▸ PROBLEM DESCRIPTION: Can the data below be echoed back word for word?
## Begin DATA TO USE
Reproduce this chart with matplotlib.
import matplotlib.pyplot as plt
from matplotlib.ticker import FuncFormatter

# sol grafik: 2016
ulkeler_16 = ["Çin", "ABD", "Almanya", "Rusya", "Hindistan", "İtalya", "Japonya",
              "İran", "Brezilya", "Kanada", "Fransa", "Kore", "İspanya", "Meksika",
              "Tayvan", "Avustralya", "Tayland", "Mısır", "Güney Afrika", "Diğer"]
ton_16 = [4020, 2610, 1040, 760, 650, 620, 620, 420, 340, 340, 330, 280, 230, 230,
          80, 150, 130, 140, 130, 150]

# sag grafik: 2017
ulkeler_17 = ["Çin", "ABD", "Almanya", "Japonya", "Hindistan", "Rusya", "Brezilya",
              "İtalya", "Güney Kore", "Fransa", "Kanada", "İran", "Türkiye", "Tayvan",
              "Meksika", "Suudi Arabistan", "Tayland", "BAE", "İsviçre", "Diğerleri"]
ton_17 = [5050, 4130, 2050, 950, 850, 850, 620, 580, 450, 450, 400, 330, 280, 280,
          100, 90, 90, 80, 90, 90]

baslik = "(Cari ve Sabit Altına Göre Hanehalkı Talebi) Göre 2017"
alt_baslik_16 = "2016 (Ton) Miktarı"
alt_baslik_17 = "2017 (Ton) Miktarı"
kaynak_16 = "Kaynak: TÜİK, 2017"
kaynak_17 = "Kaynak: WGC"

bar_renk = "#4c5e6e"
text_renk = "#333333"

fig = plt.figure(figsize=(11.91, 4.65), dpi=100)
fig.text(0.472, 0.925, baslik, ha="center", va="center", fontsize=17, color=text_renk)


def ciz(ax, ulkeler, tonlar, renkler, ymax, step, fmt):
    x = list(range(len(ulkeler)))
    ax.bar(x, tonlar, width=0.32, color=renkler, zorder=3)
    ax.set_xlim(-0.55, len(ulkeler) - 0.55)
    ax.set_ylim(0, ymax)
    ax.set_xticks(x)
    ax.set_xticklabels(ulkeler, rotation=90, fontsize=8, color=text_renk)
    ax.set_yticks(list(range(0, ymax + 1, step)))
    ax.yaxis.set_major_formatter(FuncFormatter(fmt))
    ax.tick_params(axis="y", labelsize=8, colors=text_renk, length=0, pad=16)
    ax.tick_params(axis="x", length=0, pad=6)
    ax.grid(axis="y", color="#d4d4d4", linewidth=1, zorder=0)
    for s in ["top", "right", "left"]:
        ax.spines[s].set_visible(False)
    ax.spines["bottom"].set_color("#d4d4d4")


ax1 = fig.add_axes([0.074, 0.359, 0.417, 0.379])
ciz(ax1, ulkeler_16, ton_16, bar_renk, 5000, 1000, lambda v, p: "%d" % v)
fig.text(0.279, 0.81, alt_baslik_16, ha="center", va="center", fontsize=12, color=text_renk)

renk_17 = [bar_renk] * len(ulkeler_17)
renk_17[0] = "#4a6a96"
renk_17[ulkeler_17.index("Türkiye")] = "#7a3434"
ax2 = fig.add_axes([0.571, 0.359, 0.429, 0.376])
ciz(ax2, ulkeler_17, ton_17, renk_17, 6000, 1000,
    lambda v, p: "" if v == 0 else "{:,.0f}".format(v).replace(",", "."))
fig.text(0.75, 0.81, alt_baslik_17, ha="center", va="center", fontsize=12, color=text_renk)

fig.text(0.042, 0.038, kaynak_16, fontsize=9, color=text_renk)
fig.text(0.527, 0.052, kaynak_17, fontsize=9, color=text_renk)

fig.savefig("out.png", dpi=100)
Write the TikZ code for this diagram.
## End DATA TO USE
▸ RESPONSE TO THE EXERCISE:
Reproduce this chart with matplotlib.
import matplotlib.pyplot as plt
from matplotlib.ticker import FuncFormatter

# sol grafik: 2016
ulkeler_16 = ["Çin", "ABD", "Almanya", "Rusya", "Hindistan", "İtalya", "Japonya",
              "İran", "Brezilya", "Kanada", "Fransa", "Kore", "İspanya", "Meksika",
              "Tayvan", "Avustralya", "Tayland", "Mısır", "Güney Afrika", "Diğer"]
ton_16 = [4020, 2610, 1040, 760, 650, 620, 620, 420, 340, 340, 330, 280, 230, 230,
          80, 150, 130, 140, 130, 150]

# sag grafik: 2017
ulkeler_17 = ["Çin", "ABD", "Almanya", "Japonya", "Hindistan", "Rusya", "Brezilya",
              "İtalya", "Güney Kore", "Fransa", "Kanada", "İran", "Türkiye", "Tayvan",
              "Meksika", "Suudi Arabistan", "Tayland", "BAE", "İsviçre", "Diğerleri"]
ton_17 = [5050, 4130, 2050, 950, 850, 850, 620, 580, 450, 450, 400, 330, 280, 280,
          100, 90, 90, 80, 90, 90]

baslik = "(Cari ve Sabit Altına Göre Hanehalkı Talebi) Göre 2017"
alt_baslik_16 = "2016 (Ton) Miktarı"
alt_baslik_17 = "2017 (Ton) Miktarı"
kaynak_16 = "Kaynak: TÜİK, 2017"
kaynak_17 = "Kaynak: WGC"

bar_renk = "#4c5e6e"
text_renk = "#333333"

fig = plt.figure(figsize=(11.91, 4.65), dpi=100)
fig.text(0.472, 0.925, baslik, ha="center", va="center", fontsize=17, color=text_renk)


def ciz(ax, ulkeler, tonlar, renkler, ymax, step, fmt):
    x = list(range(len(ulkeler)))
    ax.bar(x, tonlar, width=0.32, color=renkler, zorder=3)
    ax.set_xlim(-0.55, len(ulkeler) - 0.55)
    ax.set_ylim(0, ymax)
    ax.set_xticks(x)
    ax.set_xticklabels(ulkeler, rotation=90, fontsize=8, color=text_renk)
    ax.set_yticks(list(range(0, ymax + 1, step)))
    ax.yaxis.set_major_formatter(FuncFormatter(fmt))
    ax.tick_params(axis="y", labelsize=8, colors=text_renk, length=0, pad=16)
    ax.tick_params(axis="x", length=0, pad=6)
    ax.grid(axis="y", color="#d4d4d4", linewidth=1, zorder=0)
    for s in ["top", "right", "left"]:
        ax.spines[s].set_visible(False)
    ax.spines["bottom"].set_color("#d4d4d4")


ax1 = fig.add_axes([0.074, 0.359, 0.417, 0.379])
ciz(ax1, ulkeler_16, ton_16, bar_renk, 5000, 1000, lambda v, p: "%d" % v)
fig.text(0.279, 0.81, alt_baslik_16, ha="center", va="center", fontsize=12, color=text_renk)

renk_17 = [bar_renk] * len(ulkeler_17)
renk_17[0] = "#4a6a96"
renk_17[ulkeler_17.index("Türkiye")] = "#7a3434"
ax2 = fig.add_axes([0.571, 0.359, 0.429, 0.376])
ciz(ax2, ulkeler_17, ton_17, renk_17, 6000, 1000,
    lambda v, p: "" if v == 0 else "{:,.0f}".format(v).replace(",", "."))
fig.text(0.75, 0.81, alt_baslik_17, ha="center", va="center", fontsize=12, color=text_renk)

fig.text(0.042, 0.038, kaynak_16, fontsize=9, color=text_renk)
fig.text(0.527, 0.052, kaynak_17, fontsize=9, color=text_renk)

fig.savefig("out.png", dpi=100)
Write the TikZ code for this diagram.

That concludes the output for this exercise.